■ INPUT FOR THIS TASK:
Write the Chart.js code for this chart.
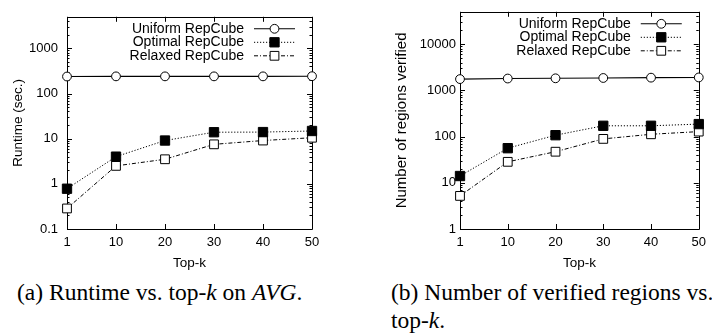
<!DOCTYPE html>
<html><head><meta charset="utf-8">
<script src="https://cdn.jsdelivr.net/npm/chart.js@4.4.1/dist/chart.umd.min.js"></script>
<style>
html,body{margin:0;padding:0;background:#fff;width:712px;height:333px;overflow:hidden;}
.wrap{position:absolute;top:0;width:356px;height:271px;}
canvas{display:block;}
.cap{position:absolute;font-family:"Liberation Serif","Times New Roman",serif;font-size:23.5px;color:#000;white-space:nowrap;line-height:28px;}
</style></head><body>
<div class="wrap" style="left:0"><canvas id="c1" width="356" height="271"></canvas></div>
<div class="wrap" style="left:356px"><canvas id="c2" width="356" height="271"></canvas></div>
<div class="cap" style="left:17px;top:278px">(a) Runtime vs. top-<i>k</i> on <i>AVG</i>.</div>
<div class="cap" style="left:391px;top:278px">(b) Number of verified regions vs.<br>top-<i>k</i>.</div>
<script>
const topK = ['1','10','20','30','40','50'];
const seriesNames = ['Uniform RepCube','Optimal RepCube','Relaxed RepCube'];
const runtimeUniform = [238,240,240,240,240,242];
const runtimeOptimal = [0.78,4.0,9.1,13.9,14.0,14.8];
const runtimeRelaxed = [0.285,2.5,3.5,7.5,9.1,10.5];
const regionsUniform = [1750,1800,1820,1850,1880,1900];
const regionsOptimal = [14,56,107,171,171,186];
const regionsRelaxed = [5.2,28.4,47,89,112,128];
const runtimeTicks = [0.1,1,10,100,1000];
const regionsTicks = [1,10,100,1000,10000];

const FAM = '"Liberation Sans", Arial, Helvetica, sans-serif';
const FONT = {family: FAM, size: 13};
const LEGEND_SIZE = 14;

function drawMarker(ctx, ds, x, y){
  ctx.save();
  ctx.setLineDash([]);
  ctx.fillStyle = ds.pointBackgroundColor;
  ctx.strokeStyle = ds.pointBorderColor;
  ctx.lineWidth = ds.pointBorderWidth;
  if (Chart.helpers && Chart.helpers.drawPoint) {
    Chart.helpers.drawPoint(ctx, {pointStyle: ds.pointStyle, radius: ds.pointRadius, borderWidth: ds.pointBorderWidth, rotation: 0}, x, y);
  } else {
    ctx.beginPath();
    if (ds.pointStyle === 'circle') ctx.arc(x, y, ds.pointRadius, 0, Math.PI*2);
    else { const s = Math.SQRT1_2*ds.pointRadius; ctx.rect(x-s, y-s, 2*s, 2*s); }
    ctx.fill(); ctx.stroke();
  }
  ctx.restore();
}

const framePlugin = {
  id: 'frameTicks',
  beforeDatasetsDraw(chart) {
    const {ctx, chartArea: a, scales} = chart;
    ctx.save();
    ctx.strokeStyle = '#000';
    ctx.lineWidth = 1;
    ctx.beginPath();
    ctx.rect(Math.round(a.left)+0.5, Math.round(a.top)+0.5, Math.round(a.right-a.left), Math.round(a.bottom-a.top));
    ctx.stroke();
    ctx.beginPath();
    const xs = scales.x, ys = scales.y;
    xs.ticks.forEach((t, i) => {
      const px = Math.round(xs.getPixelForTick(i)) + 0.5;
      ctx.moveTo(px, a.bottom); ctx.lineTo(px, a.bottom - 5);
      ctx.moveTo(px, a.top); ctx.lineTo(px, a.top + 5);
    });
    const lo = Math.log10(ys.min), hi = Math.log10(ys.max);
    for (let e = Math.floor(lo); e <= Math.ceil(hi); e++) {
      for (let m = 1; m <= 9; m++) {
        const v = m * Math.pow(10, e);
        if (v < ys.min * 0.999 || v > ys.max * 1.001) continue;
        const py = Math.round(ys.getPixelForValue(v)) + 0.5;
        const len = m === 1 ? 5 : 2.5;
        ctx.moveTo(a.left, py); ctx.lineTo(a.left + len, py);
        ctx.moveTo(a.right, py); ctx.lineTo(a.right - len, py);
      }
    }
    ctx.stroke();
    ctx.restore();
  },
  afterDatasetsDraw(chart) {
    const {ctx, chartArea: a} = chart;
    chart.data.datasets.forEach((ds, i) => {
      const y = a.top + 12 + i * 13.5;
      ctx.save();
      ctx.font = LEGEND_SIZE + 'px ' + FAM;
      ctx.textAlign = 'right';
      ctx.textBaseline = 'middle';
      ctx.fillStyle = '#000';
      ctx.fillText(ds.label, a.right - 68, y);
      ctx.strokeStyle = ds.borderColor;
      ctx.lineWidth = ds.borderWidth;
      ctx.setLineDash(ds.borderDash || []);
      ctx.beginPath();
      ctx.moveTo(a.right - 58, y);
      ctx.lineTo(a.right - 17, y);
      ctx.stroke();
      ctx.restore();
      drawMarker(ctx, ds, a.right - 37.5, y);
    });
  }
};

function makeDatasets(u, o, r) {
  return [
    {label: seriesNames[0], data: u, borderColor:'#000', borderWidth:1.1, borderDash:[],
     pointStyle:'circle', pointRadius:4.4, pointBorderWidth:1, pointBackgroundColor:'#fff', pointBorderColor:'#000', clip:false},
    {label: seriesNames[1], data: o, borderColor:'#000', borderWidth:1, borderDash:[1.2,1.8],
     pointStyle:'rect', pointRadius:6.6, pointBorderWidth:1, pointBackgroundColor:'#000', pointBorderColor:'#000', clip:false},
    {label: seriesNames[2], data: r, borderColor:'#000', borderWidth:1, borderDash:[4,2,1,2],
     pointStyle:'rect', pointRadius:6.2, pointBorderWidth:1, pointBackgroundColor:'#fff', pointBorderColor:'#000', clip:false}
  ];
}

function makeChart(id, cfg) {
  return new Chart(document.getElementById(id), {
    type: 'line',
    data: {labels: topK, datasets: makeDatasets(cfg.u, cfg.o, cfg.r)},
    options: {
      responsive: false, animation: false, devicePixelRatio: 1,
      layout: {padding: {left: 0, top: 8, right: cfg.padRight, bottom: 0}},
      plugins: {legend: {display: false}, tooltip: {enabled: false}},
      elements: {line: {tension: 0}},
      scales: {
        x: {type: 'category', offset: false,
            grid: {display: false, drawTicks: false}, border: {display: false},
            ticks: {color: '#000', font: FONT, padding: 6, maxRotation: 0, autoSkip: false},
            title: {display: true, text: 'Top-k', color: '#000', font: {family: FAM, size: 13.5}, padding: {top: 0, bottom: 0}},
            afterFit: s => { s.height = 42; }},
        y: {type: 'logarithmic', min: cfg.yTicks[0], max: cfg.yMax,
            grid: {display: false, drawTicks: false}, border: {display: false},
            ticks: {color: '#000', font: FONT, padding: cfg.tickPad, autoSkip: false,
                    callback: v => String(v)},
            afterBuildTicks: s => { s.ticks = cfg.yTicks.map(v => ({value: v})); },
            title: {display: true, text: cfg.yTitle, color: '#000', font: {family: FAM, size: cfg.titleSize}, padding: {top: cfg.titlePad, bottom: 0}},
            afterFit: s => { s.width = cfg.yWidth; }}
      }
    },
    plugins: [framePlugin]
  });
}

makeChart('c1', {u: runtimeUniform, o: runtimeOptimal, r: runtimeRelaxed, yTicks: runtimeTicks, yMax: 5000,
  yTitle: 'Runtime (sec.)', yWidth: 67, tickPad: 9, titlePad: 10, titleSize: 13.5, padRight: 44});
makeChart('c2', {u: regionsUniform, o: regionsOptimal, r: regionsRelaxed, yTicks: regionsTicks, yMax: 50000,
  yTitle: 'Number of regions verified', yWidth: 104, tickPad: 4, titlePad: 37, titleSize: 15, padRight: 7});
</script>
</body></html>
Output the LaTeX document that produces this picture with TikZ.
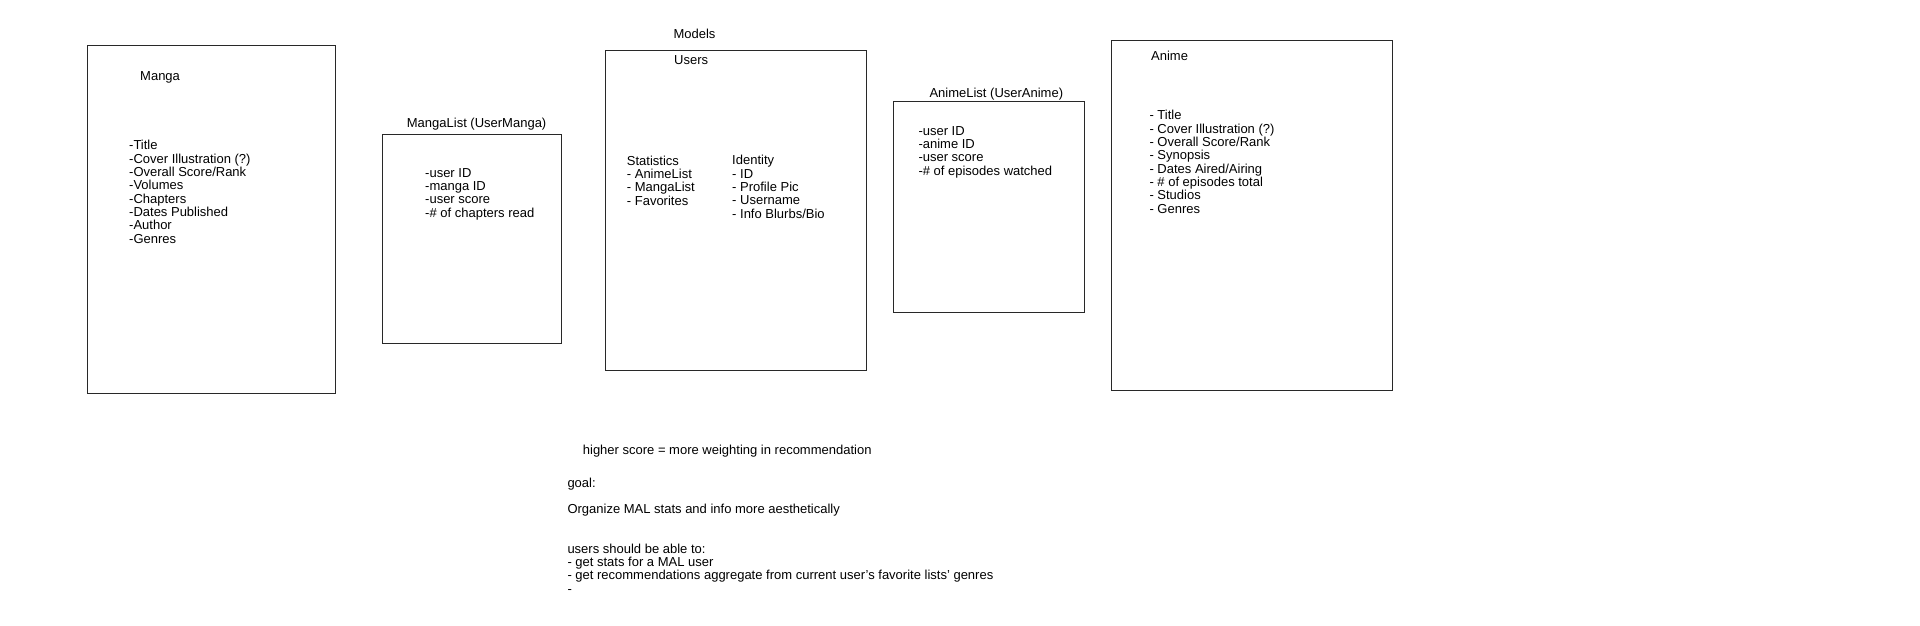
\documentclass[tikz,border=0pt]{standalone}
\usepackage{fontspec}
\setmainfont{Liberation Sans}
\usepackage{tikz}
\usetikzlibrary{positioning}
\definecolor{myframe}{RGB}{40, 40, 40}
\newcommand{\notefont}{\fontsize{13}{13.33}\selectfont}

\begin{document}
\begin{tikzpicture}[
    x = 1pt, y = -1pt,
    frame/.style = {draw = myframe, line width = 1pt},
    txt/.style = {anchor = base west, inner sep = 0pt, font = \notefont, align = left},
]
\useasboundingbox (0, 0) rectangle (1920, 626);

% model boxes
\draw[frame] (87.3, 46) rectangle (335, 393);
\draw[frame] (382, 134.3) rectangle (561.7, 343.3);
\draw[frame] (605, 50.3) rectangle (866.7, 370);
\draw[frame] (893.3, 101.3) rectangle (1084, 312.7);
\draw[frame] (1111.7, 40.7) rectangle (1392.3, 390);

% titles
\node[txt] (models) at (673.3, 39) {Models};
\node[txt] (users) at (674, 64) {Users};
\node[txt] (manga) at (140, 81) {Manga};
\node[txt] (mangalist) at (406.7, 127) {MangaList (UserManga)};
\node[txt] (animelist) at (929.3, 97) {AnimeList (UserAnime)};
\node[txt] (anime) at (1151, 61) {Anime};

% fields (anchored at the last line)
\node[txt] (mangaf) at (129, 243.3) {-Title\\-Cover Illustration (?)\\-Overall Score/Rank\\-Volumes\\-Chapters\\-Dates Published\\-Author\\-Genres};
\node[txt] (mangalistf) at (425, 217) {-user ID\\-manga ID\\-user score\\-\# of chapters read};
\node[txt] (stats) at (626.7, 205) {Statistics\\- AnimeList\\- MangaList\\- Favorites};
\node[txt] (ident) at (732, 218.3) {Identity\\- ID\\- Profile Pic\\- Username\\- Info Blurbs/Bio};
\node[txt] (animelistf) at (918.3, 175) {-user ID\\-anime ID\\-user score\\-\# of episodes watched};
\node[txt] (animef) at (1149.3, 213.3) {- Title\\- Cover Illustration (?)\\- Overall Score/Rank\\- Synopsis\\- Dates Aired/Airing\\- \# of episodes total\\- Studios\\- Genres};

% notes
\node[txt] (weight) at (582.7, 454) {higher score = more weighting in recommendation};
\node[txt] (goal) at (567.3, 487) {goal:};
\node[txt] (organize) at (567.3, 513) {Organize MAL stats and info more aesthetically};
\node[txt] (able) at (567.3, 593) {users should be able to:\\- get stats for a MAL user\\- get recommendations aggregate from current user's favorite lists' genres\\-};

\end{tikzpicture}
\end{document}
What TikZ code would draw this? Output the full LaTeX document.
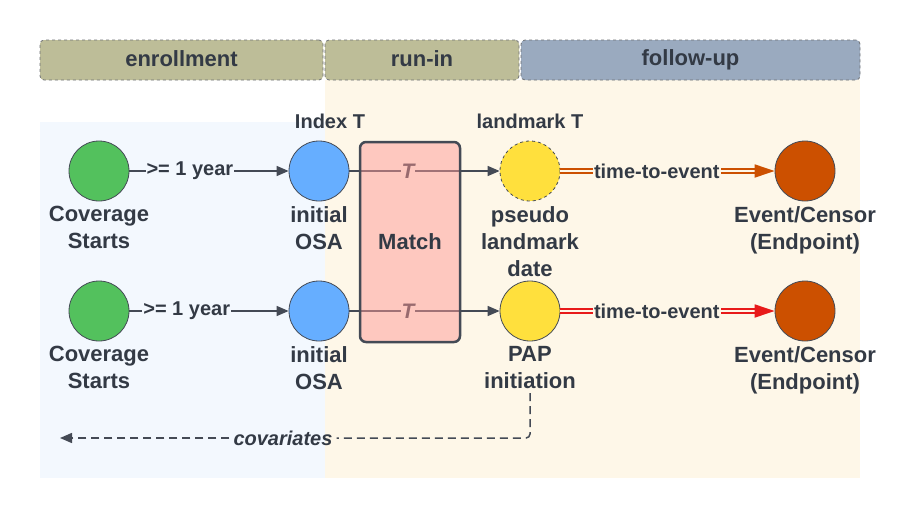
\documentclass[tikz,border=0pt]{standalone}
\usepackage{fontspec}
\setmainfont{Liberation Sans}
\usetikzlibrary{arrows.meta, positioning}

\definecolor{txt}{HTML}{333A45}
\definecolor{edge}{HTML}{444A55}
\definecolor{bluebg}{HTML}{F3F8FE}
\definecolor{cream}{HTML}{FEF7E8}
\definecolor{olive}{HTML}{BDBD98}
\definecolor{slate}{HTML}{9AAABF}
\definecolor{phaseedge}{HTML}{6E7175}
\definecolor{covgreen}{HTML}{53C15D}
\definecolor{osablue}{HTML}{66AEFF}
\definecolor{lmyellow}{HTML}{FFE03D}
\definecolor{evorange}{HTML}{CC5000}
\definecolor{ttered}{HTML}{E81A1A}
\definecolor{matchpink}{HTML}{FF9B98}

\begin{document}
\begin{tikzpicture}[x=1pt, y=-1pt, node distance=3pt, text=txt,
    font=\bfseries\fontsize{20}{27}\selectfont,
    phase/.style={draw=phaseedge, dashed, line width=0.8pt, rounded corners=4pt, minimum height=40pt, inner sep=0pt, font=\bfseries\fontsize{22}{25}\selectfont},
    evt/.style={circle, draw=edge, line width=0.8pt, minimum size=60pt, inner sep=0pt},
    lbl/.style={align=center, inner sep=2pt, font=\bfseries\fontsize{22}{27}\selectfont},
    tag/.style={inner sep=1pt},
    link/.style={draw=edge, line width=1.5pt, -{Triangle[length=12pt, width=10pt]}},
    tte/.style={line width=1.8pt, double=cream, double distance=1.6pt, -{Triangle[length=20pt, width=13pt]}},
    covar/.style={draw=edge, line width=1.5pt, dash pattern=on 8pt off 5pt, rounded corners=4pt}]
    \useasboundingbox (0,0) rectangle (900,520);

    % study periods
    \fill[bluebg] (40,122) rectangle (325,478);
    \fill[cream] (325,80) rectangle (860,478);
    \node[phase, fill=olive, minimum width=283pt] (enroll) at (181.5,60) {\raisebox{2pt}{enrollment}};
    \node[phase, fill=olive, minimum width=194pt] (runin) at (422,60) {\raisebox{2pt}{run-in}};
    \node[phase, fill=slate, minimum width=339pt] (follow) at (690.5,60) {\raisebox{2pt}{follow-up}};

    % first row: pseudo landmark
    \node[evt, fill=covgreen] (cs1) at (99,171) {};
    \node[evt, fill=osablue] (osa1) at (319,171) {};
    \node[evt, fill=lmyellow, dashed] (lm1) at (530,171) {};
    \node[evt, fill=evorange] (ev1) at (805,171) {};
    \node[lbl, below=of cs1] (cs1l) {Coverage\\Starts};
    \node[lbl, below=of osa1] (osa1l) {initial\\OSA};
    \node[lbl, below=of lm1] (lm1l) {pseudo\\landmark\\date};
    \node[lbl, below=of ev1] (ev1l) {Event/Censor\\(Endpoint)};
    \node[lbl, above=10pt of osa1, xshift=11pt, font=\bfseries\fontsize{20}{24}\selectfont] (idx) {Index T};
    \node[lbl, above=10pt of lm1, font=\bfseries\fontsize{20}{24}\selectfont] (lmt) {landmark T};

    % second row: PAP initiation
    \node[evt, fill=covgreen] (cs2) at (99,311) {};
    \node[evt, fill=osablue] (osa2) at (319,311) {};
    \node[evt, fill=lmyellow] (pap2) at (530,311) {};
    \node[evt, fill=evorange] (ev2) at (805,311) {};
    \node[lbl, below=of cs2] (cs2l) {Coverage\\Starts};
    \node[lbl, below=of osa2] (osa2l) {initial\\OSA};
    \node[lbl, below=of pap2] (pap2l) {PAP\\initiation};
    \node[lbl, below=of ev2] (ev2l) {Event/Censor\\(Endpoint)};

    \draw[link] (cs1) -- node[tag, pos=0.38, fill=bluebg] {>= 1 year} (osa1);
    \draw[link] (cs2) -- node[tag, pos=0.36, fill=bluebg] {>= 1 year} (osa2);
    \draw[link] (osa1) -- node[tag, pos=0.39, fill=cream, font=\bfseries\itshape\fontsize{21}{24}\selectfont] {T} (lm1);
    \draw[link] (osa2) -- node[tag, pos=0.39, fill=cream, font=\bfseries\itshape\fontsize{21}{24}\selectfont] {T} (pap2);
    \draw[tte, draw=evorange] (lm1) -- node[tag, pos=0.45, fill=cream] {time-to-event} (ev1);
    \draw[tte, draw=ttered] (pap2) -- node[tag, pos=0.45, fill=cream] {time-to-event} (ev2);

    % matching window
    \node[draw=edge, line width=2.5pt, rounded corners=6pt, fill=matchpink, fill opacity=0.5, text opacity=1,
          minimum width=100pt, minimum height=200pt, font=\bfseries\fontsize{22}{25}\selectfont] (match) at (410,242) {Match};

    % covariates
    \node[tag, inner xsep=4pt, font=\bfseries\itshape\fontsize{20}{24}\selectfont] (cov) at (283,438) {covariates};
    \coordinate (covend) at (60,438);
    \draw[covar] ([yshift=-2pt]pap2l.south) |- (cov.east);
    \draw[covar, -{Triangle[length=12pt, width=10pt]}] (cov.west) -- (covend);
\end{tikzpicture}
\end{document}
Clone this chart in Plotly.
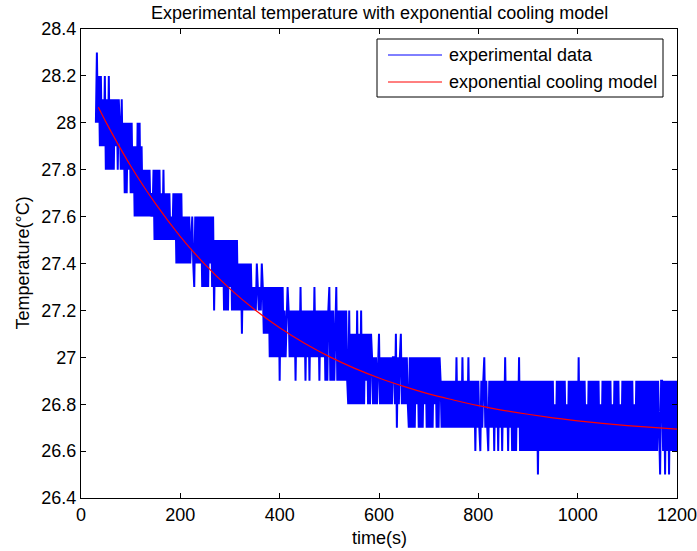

■ REQUEST: Pictures stay out: repeat exactly only the lines from the one with "What TikZ code" through the one with "(0,0) rectangle (900,520);".

■ CORRECT OUTPUT:
What TikZ code would draw this? Output the full LaTeX document.
\documentclass[tikz,border=0pt]{standalone}
\usepackage{fontspec}
\setmainfont{Liberation Sans}
\usetikzlibrary{arrows.meta, positioning}

\definecolor{txt}{HTML}{333A45}
\definecolor{edge}{HTML}{444A55}
\definecolor{bluebg}{HTML}{F3F8FE}
\definecolor{cream}{HTML}{FEF7E8}
\definecolor{olive}{HTML}{BDBD98}
\definecolor{slate}{HTML}{9AAABF}
\definecolor{phaseedge}{HTML}{6E7175}
\definecolor{covgreen}{HTML}{53C15D}
\definecolor{osablue}{HTML}{66AEFF}
\definecolor{lmyellow}{HTML}{FFE03D}
\definecolor{evorange}{HTML}{CC5000}
\definecolor{ttered}{HTML}{E81A1A}
\definecolor{matchpink}{HTML}{FF9B98}

\begin{document}
\begin{tikzpicture}[x=1pt, y=-1pt, node distance=3pt, text=txt,
    font=\bfseries\fontsize{20}{27}\selectfont,
    phase/.style={draw=phaseedge, dashed, line width=0.8pt, rounded corners=4pt, minimum height=40pt, inner sep=0pt, font=\bfseries\fontsize{22}{25}\selectfont},
    evt/.style={circle, draw=edge, line width=0.8pt, minimum size=60pt, inner sep=0pt},
    lbl/.style={align=center, inner sep=2pt, font=\bfseries\fontsize{22}{27}\selectfont},
    tag/.style={inner sep=1pt},
    link/.style={draw=edge, line width=1.5pt, -{Triangle[length=12pt, width=10pt]}},
    tte/.style={line width=1.8pt, double=cream, double distance=1.6pt, -{Triangle[length=20pt, width=13pt]}},
    covar/.style={draw=edge, line width=1.5pt, dash pattern=on 8pt off 5pt, rounded corners=4pt}]
    \useasboundingbox (0,0) rectangle (900,520);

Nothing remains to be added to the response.